- THE REQUEST:
Of the lines listed below, return exactly those that run from the line containing "Reproduce this chart with Plotly.js." through the line containing "['.1', '.19', '.26', '.3', '.44', '.55', '.82', '1.2'];", both included.

- THE RECORDS:
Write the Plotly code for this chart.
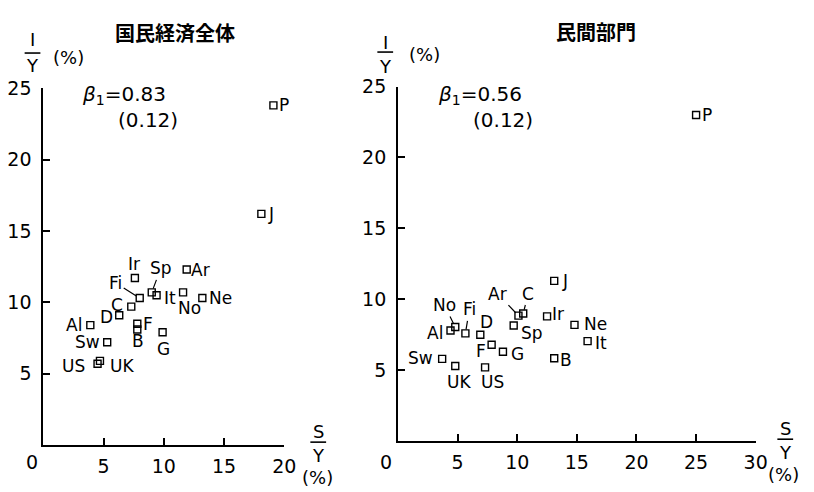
...
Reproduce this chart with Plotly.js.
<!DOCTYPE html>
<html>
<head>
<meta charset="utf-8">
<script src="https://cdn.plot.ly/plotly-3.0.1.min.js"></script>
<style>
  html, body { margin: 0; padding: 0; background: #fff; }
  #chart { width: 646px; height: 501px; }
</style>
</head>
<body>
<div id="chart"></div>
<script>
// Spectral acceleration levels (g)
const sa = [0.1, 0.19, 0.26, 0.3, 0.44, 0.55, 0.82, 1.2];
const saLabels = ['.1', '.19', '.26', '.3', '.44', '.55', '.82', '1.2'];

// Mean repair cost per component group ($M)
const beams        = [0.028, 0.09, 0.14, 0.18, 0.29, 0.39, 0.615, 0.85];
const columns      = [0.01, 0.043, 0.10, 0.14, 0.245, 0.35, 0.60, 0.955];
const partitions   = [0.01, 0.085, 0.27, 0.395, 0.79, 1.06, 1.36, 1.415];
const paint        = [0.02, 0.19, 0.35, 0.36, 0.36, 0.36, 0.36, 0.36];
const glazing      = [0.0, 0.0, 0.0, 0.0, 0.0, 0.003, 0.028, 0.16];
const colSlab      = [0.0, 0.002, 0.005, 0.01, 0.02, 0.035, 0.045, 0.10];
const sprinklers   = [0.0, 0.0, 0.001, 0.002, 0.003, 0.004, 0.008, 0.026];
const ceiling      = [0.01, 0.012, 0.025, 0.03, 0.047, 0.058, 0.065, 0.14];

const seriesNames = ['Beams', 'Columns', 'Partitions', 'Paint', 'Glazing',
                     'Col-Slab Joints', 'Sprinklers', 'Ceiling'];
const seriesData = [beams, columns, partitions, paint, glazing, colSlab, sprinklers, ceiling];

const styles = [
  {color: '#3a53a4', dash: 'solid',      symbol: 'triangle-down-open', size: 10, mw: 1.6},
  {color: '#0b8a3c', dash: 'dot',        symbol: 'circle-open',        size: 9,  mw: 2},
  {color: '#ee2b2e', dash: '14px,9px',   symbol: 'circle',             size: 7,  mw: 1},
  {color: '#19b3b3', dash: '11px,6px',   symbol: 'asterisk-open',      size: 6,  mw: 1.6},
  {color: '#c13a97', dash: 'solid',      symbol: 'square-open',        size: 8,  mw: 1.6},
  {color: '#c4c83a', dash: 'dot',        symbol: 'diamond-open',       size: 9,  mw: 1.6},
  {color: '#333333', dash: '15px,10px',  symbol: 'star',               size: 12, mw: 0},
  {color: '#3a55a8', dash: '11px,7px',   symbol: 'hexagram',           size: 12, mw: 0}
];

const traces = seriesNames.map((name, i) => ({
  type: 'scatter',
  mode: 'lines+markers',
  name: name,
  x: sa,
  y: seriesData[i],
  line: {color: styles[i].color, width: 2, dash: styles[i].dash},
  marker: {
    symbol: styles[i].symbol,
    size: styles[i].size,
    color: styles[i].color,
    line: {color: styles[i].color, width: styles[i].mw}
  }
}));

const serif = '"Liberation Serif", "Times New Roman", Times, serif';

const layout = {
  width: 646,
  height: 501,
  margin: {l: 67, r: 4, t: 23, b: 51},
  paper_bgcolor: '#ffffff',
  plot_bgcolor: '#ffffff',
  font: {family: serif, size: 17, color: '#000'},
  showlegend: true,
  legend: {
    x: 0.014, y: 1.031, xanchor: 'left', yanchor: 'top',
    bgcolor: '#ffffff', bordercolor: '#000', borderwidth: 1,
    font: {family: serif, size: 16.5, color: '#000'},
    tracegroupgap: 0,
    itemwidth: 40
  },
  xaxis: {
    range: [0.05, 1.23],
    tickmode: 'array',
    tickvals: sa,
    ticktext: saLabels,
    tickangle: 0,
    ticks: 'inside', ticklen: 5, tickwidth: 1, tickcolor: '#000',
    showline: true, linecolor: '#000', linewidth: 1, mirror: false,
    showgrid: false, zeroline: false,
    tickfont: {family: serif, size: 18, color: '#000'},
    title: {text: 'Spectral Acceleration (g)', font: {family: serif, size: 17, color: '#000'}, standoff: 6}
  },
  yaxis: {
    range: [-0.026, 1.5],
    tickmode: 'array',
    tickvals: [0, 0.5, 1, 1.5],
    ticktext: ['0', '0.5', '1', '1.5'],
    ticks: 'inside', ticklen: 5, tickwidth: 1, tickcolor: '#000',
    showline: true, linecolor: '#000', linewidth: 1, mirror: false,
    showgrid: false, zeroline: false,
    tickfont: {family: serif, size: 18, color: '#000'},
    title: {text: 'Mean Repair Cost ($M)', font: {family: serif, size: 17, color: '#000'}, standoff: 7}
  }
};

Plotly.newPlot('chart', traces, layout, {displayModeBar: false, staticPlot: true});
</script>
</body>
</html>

- TASK ANSWER:
Reproduce this chart with Plotly.js.
<!DOCTYPE html>
<html>
<head>
<meta charset="utf-8">
<script src="https://cdn.plot.ly/plotly-3.0.1.min.js"></script>
<style>
  html, body { margin: 0; padding: 0; background: #fff; }
  #chart { width: 646px; height: 501px; }
</style>
</head>
<body>
<div id="chart"></div>
<script>
// Spectral acceleration levels (g)
const sa = [0.1, 0.19, 0.26, 0.3, 0.44, 0.55, 0.82, 1.2];
const saLabels = ['.1', '.19', '.26', '.3', '.44', '.55', '.82', '1.2'];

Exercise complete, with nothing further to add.